RECORDED DATA ▸
************
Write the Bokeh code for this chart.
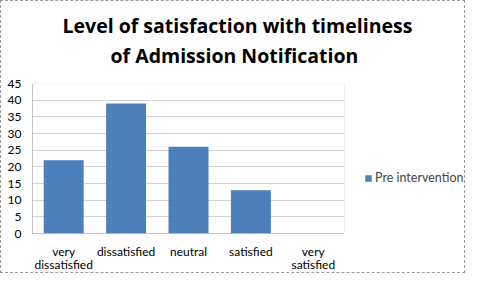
from bokeh.plotting import figure
from bokeh.models import (Title, Legend, LegendItem, ColumnDataSource, SingleIntervalTicker,
                          FixedTicker, BoxAnnotation, Range1d, LinearAxis)
from bokeh.embed import file_html
from bokeh.resources import INLINE

categories = ["very\ndissatisfied", "dissatisfied", "neutral", "satisfied", "very\nsatisfied"]
pre_intervention = [22, 39, 26, 13, 0]
series_name = "Pre intervention"
title_lines = ["Level of satisfaction with timeliness", "of Admission Notification"]
y_max = 45
y_step = 5

# layout constants (pixels)
W, H = 465, 273
LEFT, RIGHT, TOP, BOTTOM = 31, 2, 82, 39
CAT_PX = 62.4  # pixel width of one category slot

n = len(categories)
xs = list(range(n))
frame_w = W - LEFT - RIGHT
x_end = -0.5 + frame_w / CAT_PX

first_lines = {i: c.split("\n")[0] for i, c in zip(xs, categories)}
second_lines = {i: c.split("\n")[1] for i, c in zip(xs, categories) if "\n" in c}

src = ColumnDataSource(dict(x=xs, val=pre_intervention))

p = figure(x_range=Range1d(-0.5, x_end), y_range=Range1d(0, y_max), width=W, height=H,
           output_backend="svg", toolbar_location=None,
           min_border_left=LEFT, min_border_right=RIGHT, min_border_bottom=BOTTOM,
           min_border_top=TOP)
p.title = None

# spacer between plot frame and title
p.add_layout(Title(text=" ", text_font_size="6px", standoff=7), "above")
p.add_layout(Title(text=title_lines[1], align="left", offset=78, text_font="Open Sans",
                   text_font_style="bold", text_font_size="19.5px", text_color="#000000",
                   standoff=0), "above")
p.add_layout(Title(text=title_lines[0], align="left", offset=30, text_font="Open Sans",
                   text_font_style="bold", text_font_size="19.5px", text_color="#000000",
                   standoff=2), "above")

r = p.vbar(x="x", top="val", width=0.64, source=src, fill_color="#4F81BD",
           line_color=None,
           hatch_pattern="dot", hatch_color="#2f5f9a", hatch_alpha=0.35, hatch_scale=2)

p.outline_line_color = None

p.yaxis.ticker = SingleIntervalTicker(interval=y_step)
p.ygrid.grid_line_color = "#a6a6a6"
p.ygrid.grid_line_dash = "1 1"
p.xgrid.grid_line_color = None

p.xaxis.ticker = FixedTicker(ticks=xs)
p.xaxis.major_label_overrides = first_lines
p.xaxis.bounds = (-0.5, n - 0.5)
p.xaxis.major_label_standoff = 10

# second line of the two-line category labels
ax2 = LinearAxis(ticker=FixedTicker(ticks=list(second_lines.keys())),
                 major_label_overrides=second_lines, axis_line_color=None,
                 major_label_standoff=-5)
p.add_layout(ax2, "below")

for ax in (p.xaxis[0], ax2, p.yaxis[0]):
    ax.major_tick_line_color = None
    ax.minor_tick_line_color = None
    ax.major_tick_out = 0
    ax.minor_tick_out = 0
    ax.major_tick_in = 0
    ax.minor_tick_in = 0
    ax.major_label_text_font = "Lato"
    ax.major_label_text_font_size = "12px"
    ax.major_label_text_color = "#000000"
for ax in (p.xaxis[0], p.yaxis[0]):
    ax.axis_line_color = "#909090"
    ax.axis_line_dash = "1 1"
p.yaxis.major_label_standoff = 11

# white out the gridlines beyond the category area (legend area)
p.add_layout(BoxAnnotation(left=n - 0.5, fill_color="white", fill_alpha=1, line_color=None))
# dotted plot-area outline
p.add_layout(BoxAnnotation(left=-0.5, right=n - 0.5, bottom=0, top=y_max,
                           fill_alpha=0, fill_color=None, line_color="#a0a0a0",
                           line_dash="1 1", line_width=1))

legend = Legend(items=[LegendItem(label=series_name, renderers=[r])],
                location=(332, 48), border_line_color=None, background_fill_alpha=0,
                label_text_font="Lato", label_text_font_size="12.5px",
                glyph_width=8, glyph_height=8, label_standoff=3, padding=2, margin=0)
p.add_layout(legend)

p.styles = {"border": "1px dashed #9a9a9a", "box-sizing": "border-box"}

open("out.html", "w").write(file_html(p, INLINE))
************
WHAT THE TASK REQUIRES ▸ Retype each line of the listing above word for word. Exclude the pictures.

CORRECT OUTPUT ▸
Write the Bokeh code for this chart.
from bokeh.plotting import figure
from bokeh.models import (Title, Legend, LegendItem, ColumnDataSource, SingleIntervalTicker,
                          FixedTicker, BoxAnnotation, Range1d, LinearAxis)
from bokeh.embed import file_html
from bokeh.resources import INLINE

categories = ["very\ndissatisfied", "dissatisfied", "neutral", "satisfied", "very\nsatisfied"]
pre_intervention = [22, 39, 26, 13, 0]
series_name = "Pre intervention"
title_lines = ["Level of satisfaction with timeliness", "of Admission Notification"]
y_max = 45
y_step = 5

# layout constants (pixels)
W, H = 465, 273
LEFT, RIGHT, TOP, BOTTOM = 31, 2, 82, 39
CAT_PX = 62.4  # pixel width of one category slot

n = len(categories)
xs = list(range(n))
frame_w = W - LEFT - RIGHT
x_end = -0.5 + frame_w / CAT_PX

first_lines = {i: c.split("\n")[0] for i, c in zip(xs, categories)}
second_lines = {i: c.split("\n")[1] for i, c in zip(xs, categories) if "\n" in c}

src = ColumnDataSource(dict(x=xs, val=pre_intervention))

p = figure(x_range=Range1d(-0.5, x_end), y_range=Range1d(0, y_max), width=W, height=H,
           output_backend="svg", toolbar_location=None,
           min_border_left=LEFT, min_border_right=RIGHT, min_border_bottom=BOTTOM,
           min_border_top=TOP)
p.title = None

# spacer between plot frame and title
p.add_layout(Title(text=" ", text_font_size="6px", standoff=7), "above")
p.add_layout(Title(text=title_lines[1], align="left", offset=78, text_font="Open Sans",
                   text_font_style="bold", text_font_size="19.5px", text_color="#000000",
                   standoff=0), "above")
p.add_layout(Title(text=title_lines[0], align="left", offset=30, text_font="Open Sans",
                   text_font_style="bold", text_font_size="19.5px", text_color="#000000",
                   standoff=2), "above")

r = p.vbar(x="x", top="val", width=0.64, source=src, fill_color="#4F81BD",
           line_color=None,
           hatch_pattern="dot", hatch_color="#2f5f9a", hatch_alpha=0.35, hatch_scale=2)

p.outline_line_color = None

p.yaxis.ticker = SingleIntervalTicker(interval=y_step)
p.ygrid.grid_line_color = "#a6a6a6"
p.ygrid.grid_line_dash = "1 1"
p.xgrid.grid_line_color = None

p.xaxis.ticker = FixedTicker(ticks=xs)
p.xaxis.major_label_overrides = first_lines
p.xaxis.bounds = (-0.5, n - 0.5)
p.xaxis.major_label_standoff = 10

# second line of the two-line category labels
ax2 = LinearAxis(ticker=FixedTicker(ticks=list(second_lines.keys())),
                 major_label_overrides=second_lines, axis_line_color=None,
                 major_label_standoff=-5)
p.add_layout(ax2, "below")

for ax in (p.xaxis[0], ax2, p.yaxis[0]):
    ax.major_tick_line_color = None
    ax.minor_tick_line_color = None
    ax.major_tick_out = 0
    ax.minor_tick_out = 0
    ax.major_tick_in = 0
    ax.minor_tick_in = 0
    ax.major_label_text_font = "Lato"
    ax.major_label_text_font_size = "12px"
    ax.major_label_text_color = "#000000"
for ax in (p.xaxis[0], p.yaxis[0]):
    ax.axis_line_color = "#909090"
    ax.axis_line_dash = "1 1"
p.yaxis.major_label_standoff = 11

# white out the gridlines beyond the category area (legend area)
p.add_layout(BoxAnnotation(left=n - 0.5, fill_color="white", fill_alpha=1, line_color=None))
# dotted plot-area outline
p.add_layout(BoxAnnotation(left=-0.5, right=n - 0.5, bottom=0, top=y_max,
                           fill_alpha=0, fill_color=None, line_color="#a0a0a0",
                           line_dash="1 1", line_width=1))

legend = Legend(items=[LegendItem(label=series_name, renderers=[r])],
                location=(332, 48), border_line_color=None, background_fill_alpha=0,
                label_text_font="Lato", label_text_font_size="12.5px",
                glyph_width=8, glyph_height=8, label_standoff=3, padding=2, margin=0)
p.add_layout(legend)

p.styles = {"border": "1px dashed #9a9a9a", "box-sizing": "border-box"}

open("out.html", "w").write(file_html(p, INLINE))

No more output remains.